The exploitation of polar resources is quite a complex matter. First of all, three quarters of the Arctic deposits consist of offshore oil deposits which entails more expensive infrastructures and higher risks due to isolation and the fact that these exploitations are offshore. Temperature may be rising but the climate conditions remain extreme. It is therefore necessary to have some equipment designed to resist low temperatures. At sea, global warming causes more ice blocks to drift, and they create a hazard for offshore platforms and ships.

As for the onshore deposits, new constraints arise due to global warming, such as sink holes caused by melting permafrost. Some transnational firms have thus been forced to postpone or give up on projects altogether, like the company Shell in 2015 in Alaska.

So, the exploitation costs of a deposit in the Arctic are very high. According to Loïc Simonet, Doctor in Law and specialist in energy geopolitics and international law, it could vary from 1 to 10 billion dollars. The production of a single oil barrel can cost from 35 to 100 dollars, while it may only be 5 dollars in Middle East, and that is not even including the cost of transportation. Indeed, Arctic sea routes, more practicable as they may be, remain nonetheless restrictive and require ice-breaking ships as well as oil and gas pipelines able to withstand the Arctic climate.

An Exploitation Dependent on Oil Price

It seems therefore that hydrocarbon exploitation in the Arctic is not very profitable, all the more so because the profitability of the exploitation depends on the price per barrel of oil. So as long as the price per barrel is low, Arctic’s oil remains unprofitable compared to the Middle East’s oil.

Furthermore, the price needs to be structurally durable for a new resource to start being exploited. Which is not the case, as the various economic crises can very well result in a rapid reduction of prices.

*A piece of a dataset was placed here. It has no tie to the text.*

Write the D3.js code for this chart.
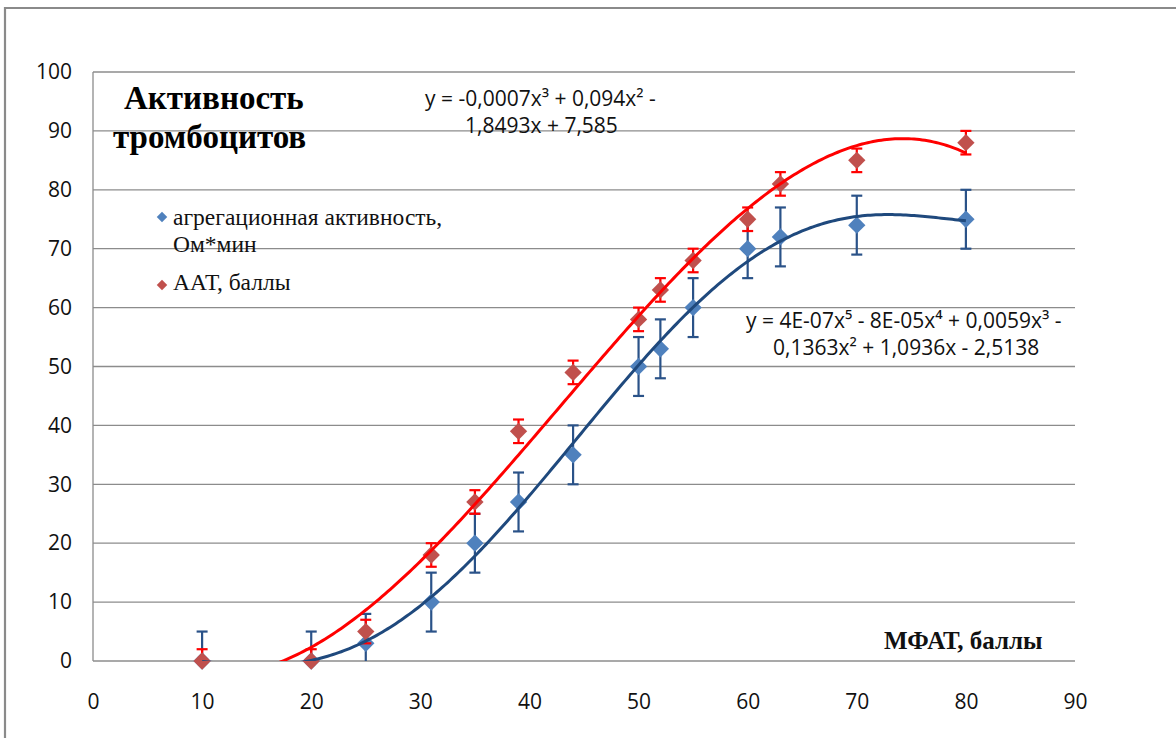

The health crisis we are currently experiencing does not provide a favourable ground for the profitability of oil and gas exploitation in the Arctic.

An Overly Enthusiastic Representation

It also seems that profitability is even more limited as three quarters of the hydrocarbons in the Arctic consist of gas instead of oil. Gas does not hold the strategic value of oil, and the American shale gas is a formidable competitor.

The depiction of huge oil reserves in the Arctic is very questionable as well. Camille Escudé-Joffres, an associate professor of geography, reminds us that these numbers are but an estimation. The presence of hydrocarbons in some areas is not even always certain. The study conducted by the American Geosciences Institute in 2008 claims that the Arctic hosts 29% of the world gas reserves and 13% of the oil reserves. However drill programmes carried out proved to be disappointing ventures.

Obvious Environmental Damages

Lastly, the exploitation of hydrocarbons in the Arctic has dramatic environmental consequences. Be it leaks in oil pipelines or accidents, it is undeniable that these enterprises carry exceptionally negative implications on the polar region. A Greenpeace report published in 2014 estimates that every year more than 30 million barrels of oil were leaked in Russia alone.

Therefore, many non-governmental organizations, associations of Aboriginal people and States have joined forces to fight against the exploitation of the Arctic. Even though many of them – including some Aboriginal peoples – view these new activities favourably, as it could be a source of new economic growth and revenue streams, the countries bordering the Arctic hesitate and often teeter between protection and exploitation. Some of them have declared their territory a sanctuary for fear of environmental disasters. It is exactly this case for Norway, primarily for touristic reasons, as a polluted area is not very attractive.


Despite the increasingly mellower temperatures in the Arctic, the region seems far from being the new El Dorado of oil exploitation. Constraints are far too numerous for its profitability and ability to stand a chance against the Middle East.

However, technological innovations and rising oil prices could stir up appetites for someone. The Arctic is already being exploited for its hydrocarbons and as a result serious environmental damages have been identified. Further exploitation of this area would put at risk an already fragile environment.